Comment une petite fille bourgeoise du début du XXe siècle est-elle devenue une penseuse majeure du siècle dernier ? Tel pourrait être la question de cette Bande Dessinée, qui s’attache à retracer les premières années de la vie de Simone de Beauvoir, de ses premiers mots et colères à sa rencontre avec Jean-Paul Sartre. Le sujet n’est donc pas ici son œuvre, ses idées novatrices et iconoclastes, mais plutôt ce qui l’a conduit, au cours de sa jeunesse, à rejeter le cadre de pensée qu’on cherchait à lui inculquer et à en rechercher d’autres.

 

Sophie Carquain réussit parfaitement les textes de cet ouvrage ; de nombreuses phrases restent en mémoire et résonnent après avoir tourné la dernière page.

« – Simone, les femmes s’épanouissent dans la maternité !

– Moi j’aurai une vie féconde… à ma manière. Et l’amour je le veux passionné, pas routinier » p.60

« Nous sommes les seuls responsables de nos actes ! » p.76

Les pages s’enchaînent et l’on est rapidement pris par l’histoire, magnifiquement illustrée par Olivier Grojnowski. Les dessins, sobrement en noir et blanc, sont très travaillés et mettent en valeur le récit. Les visages reflètent particulièrement bien les différentes émotions qui traversent les protagonistes.

 

Les émotions sont en effet importantes dans cette BD, puisque le lecteur est à la fois spectateur et partie : tout est construit autour d’une dichotomie, ancien monde contre nouveau monde, bourgeoisie traditionnelle contre libre pensée. Ce carcan qui étouffe Simone de Beauvoir se met alors à nous étouffer aussi ; chaque personne qui semble s’en libérer entraîne un soulagement, chaque personne qui en reste prisonnière (comme Zaza) suscite la compassion.

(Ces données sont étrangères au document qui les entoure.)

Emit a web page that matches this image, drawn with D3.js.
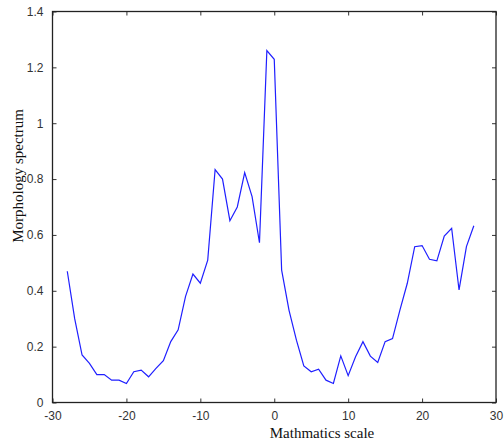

Ainsi, ce livre n’est pas tant le récit de Simone de Beauvoir enfant, adolescente puis jeune femme, que le récit de ce qu’est l’éducation d’une fille bourgeoise au début du XXe siècle. En cela, cet ouvrage est très pertinent puisqu’il permet à la fois de bien comprendre la vie du personnage mais aussi son époque. Le choix, justement, d’arrêter la BD avant le début de la rédaction de son œuvre littéraire et philosophique est intéressant. Il permet de voir en Simone de Beauvoir une résistante anonyme contre son milieu ; une femme comme il en a existé des centaines.

 

Le fonctionnement par chapitres chrono-thématiques permet de constater l’évolution de la pensée de Simone de Beauvoir. Fille rebelle dès son plus jeune âge, le patriarcat l’oppresse très vite. Elle refuse d’occuper la place dévolue aux femmes dans la société. La maternité comme le mariage sont une aliénation. Ces deux idées sont d’ailleurs centrales dans sa philosophie. La question du rapport au corps revient aussi régulièrement. Elle pense ainsi, lors de sa puberté : « Pourquoi ce corps est-il si détestable ? Si dangereux ? Est-ce cela être une femme ? N’être qu’un organisme ? » (p. 37). Cette question d’un corps tabou (sa mère ne lui parle pas des règles), qui n’est pas entièrement sien et qui est régi par les hommes est un thème qui revient régulièrement dans les récits de femmes élevées dans des milieux conservateurs (cf. la très bonne BD Pucelle de Florence Dupré la Tour). La réappropriation de son corps est donc un moyen de se placer au même niveau que les hommes.

Cette Bande Dessinée est donc une réussite sous tous les plans, à mettre entre toutes les mains avant, éventuellement, d’aller lire toute l’œuvre de Simone de Beauvoir !

 

Cet ouvrage intéressera donc fortement les enseignants qui souhaitent utiliser la BD comme support pédagogique. Différents passages illustreront la société du début du XXe siècle, le patriarcat omniprésent et la construction de la pensée de Simone de Beauvoir. De nombreuses planches synthétisent avec force ces différents axes. De plus, le propos est accessible pour toutes les classes. Une ressource à utiliser !

Enfin, les dernières pages contiennent deux notices chronologiques (« Simone de Beauvoir, une chronologie intime » et les principales dates de la lutte féministe) et quatre pages de citations de Simone de Beauvoir, qui pourront toujours être utilisées ou méditées à profit.

 

Ainsi, le propos de Simone de Beauvoir, malgré plus de 70 ans, demeure pourtant encore d’une rare acuité. « Personne n’est plus arrogant envers les femmes, plus agressif ou méprisant, qu’un homme inquiet pour sa virilité ». Le Deuxième sexe.